Dimension Weighted Scoring RICE/BRICE
Criteria Custom, often vague Predefined, battle-tested
Weights Debatable, gameable Built into the formula
Time to implement Weeks of criteria/weight debates Score in an afternoon
Gaming potential High—adjust criteria and weights to get desired result Lower—dimensions are standardised
Precision False precision from arbitrary weights Honest about estimation uncertainty

For most product teams shipping to customers, weighted scoring is fundamentally inferior to RICE, BRICE, or ICE. It creates the illusion of customisation while adding complexity that invites gaming.

Practical Advice

If your organisation insists on weighted scoring:

Timebox the weight-setting to 60 minutes maximum. Pick round numbers (20%, 30%, 50%), accept that it’s imperfect, score your backlog, and ship the roadmap. You’ll learn more from executing a “good enough” roadmap than from perfecting weights you’ll probably change next quarter anyway.

Limit to 4-5 criteria maximum. If your model has more than 5 dimensions, you’ve already lost. Complexity doesn’t equal rigour—it equals hiding behind spreadsheets.

Define criteria concretely. “Revenue Impact” needs a rubric: 5 = >£1M ARR, 4 = £500K-£1M, 3 = £100K-£500K, etc. Without concrete definitions, scores are meaningless.
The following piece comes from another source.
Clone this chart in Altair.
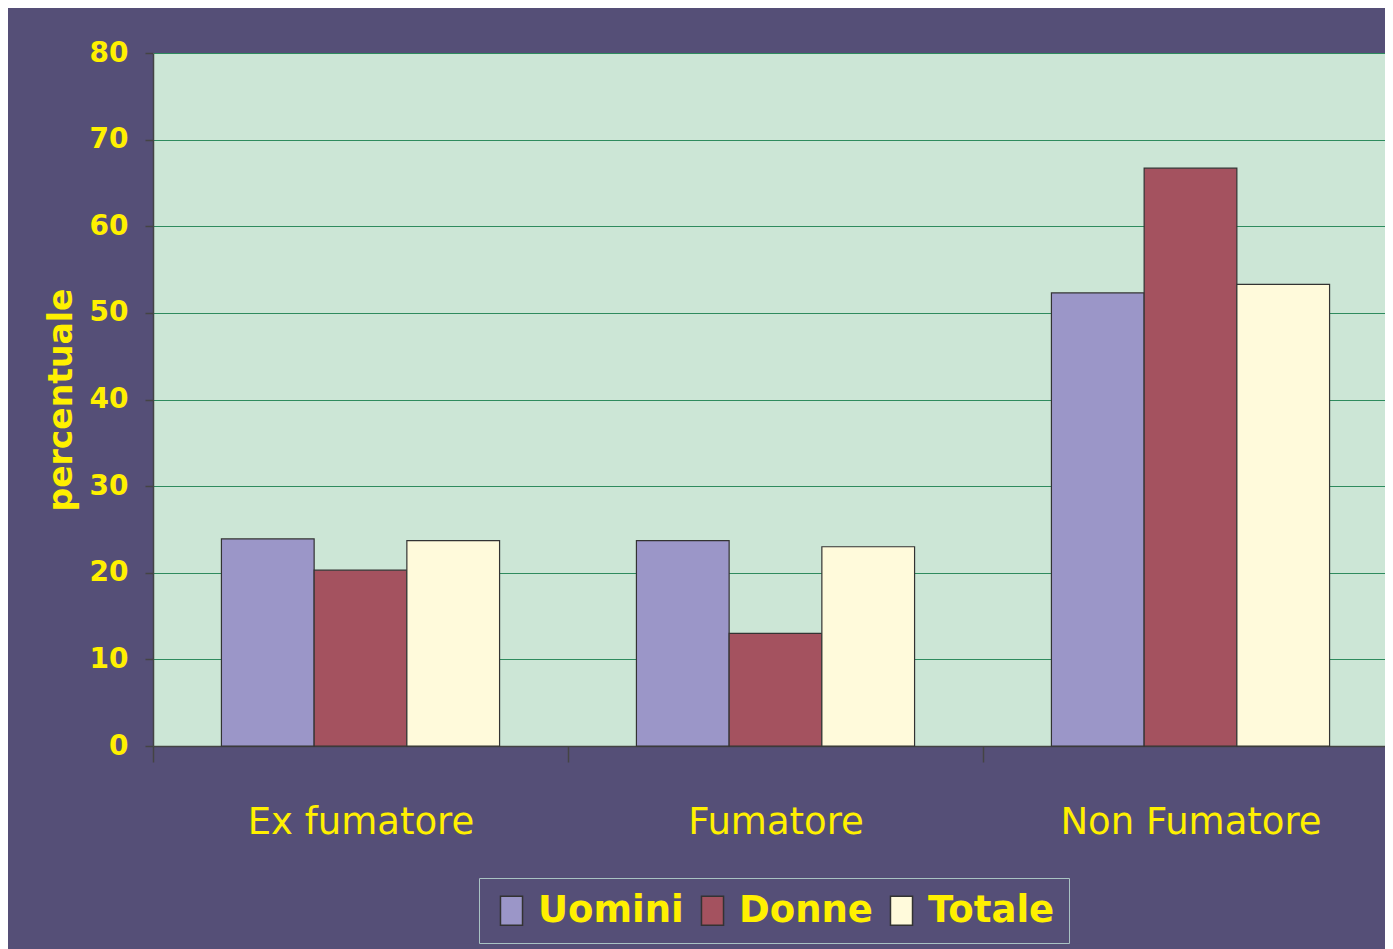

Calibrate against reality. If last quarter’s “High Strategic Fit” items didn’t actually deliver strategic value, your calibration is broken. Use historical outcomes to validate that your scoring predicts actual results.
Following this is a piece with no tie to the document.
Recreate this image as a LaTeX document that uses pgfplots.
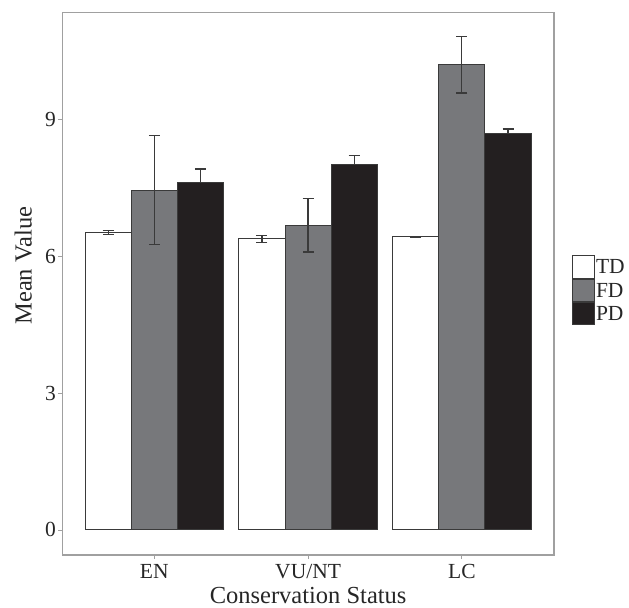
\documentclass[border=0pt]{standalone}
\usepackage{pgfplots}
\usepackage{pgfplotstable}
\pgfplotsset{compat=1.18}
\usepackage{fontspec}
\setmainfont{Liberation Serif}
\definecolor{fdgray}{HTML}{77787B}
\definecolor{pdblack}{HTML}{231F20}
\definecolor{edge}{HTML}{3A3A3A}
\definecolor{frame}{HTML}{A0A0A0}
\pgfplotsset{ybar legend/.style={legend image code/.code={\draw[##1] (0bp,-11.2bp) rectangle (22.4bp,11.2bp);}}}

\pgfplotstableread{
x y e
0 6.53 0.04
1 6.39 0.08
2 6.43 0.01
}\tdtab
\pgfplotstableread{
x y e
0 7.46 1.20
1 6.69 0.59
2 10.21 0.62
}\fdtab
\pgfplotstableread{
x y e
0 7.63 0.29
1 8.03 0.19
2 8.71 0.09
}\pdtab

\begin{document}
\begin{tikzpicture}
\useasboundingbox (0,0) rectangle (629bp,608bp);
\begin{axis}[
  at={(62.3bp,53bp)}, anchor=south west, scale only axis,
  width=491.7bp, height=542.7bp,
  xmin=-0.598, xmax=2.599, ymin=-0.55, ymax=11.36,
  ybar=0pt, bar width=0.3,
  xtick={0,1,2}, xticklabels={EN,VU/NT,LC},
  ytick={0,3,6,9},
  xtick pos=bottom, ytick pos=left,
  tick align=outside, major tick length=4bp,
  tick style={frame, line width=0.8bp},
  axis line style={frame, line width=1.2bp},
  /pgf/number format/assume math mode=true,
  tick label style={font=\fontsize{21.5bp}{24bp}\selectfont, text=black!85},
  yticklabel style={anchor=east, inner sep=0pt, xshift=-2.3bp},
  xticklabel style={anchor=base, inner sep=0pt, yshift=-19bp},
  label style={font=\fontsize{24.5bp}{28bp}\selectfont, text=black!85, inner sep=0pt},
  xlabel={Conservation Status},
  ylabel={Mean Value},
  xlabel style={at={(axis description cs:0.5,-0.090)}, anchor=base},
  ylabel style={at={(axis description cs:-0.0622,0.533)}, anchor=base},
  error bars/y dir=both, error bars/y explicit,
  error bars/error bar style={edge, line width=1.2bp},
  error bars/error mark options={edge, line width=1.2bp, mark size=5.5bp, rotate=90},
  legend style={at={(axis description cs:1.036,0.488)}, anchor=west, draw=none, fill=none,
    inner sep=0pt, row sep=0pt,
    nodes={inner xsep=0.8bp, inner ysep=0pt, text depth=0pt, font=\fontsize{21.5bp}{24bp}\selectfont, text=black!85}},
  legend cell align=left,
]
\addplot[fill=white, draw=edge, line width=0.9bp] table[x=x, y=y, y error=e] {\tdtab};
\addplot[fill=fdgray, draw=edge, line width=0.9bp] table[x=x, y=y, y error=e] {\fdtab};
\addplot[fill=pdblack, draw=edge, line width=0.9bp, error bars/y dir=plus] table[x=x, y=y, y error=e] {\pdtab};
\legend{TD,FD,PD}
\end{axis}
\end{tikzpicture}
\end{document}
Consider whether you need this at all. If your weighted scoring model ends up with Revenue, Reach, Effort, and Confidence as the main criteria… just use RICE.

The Bottom Line

Weighted Scoring is subjectivity wrapped in a veneer of objectivity. The customisation appeals to organisations that want to feel sophisticated, but the extra complexity rarely produces better prioritisation than simpler frameworks.

For platform teams, cultural transformation, or early-stage products with specific north star dimensions—weighted scoring has a place. For everyone else, it’s usually theatre.

Use RICE when you have reach and impact data. Use BRICE when you need strategic alignment. Use ICE when you’re moving fast with incomplete data. Use PIE when you’re running experiments. These frameworks have predefined dimensions that are harder to game, faster to implement, and produce scores that mean something.

If weighted scoring appeals because you think your context is unique—it probably isn’t. The criteria that matter for product prioritisation are well-understood. Reach, Impact, Confidence, Effort, Business Importance. Pick a framework that uses them and get on with delivery.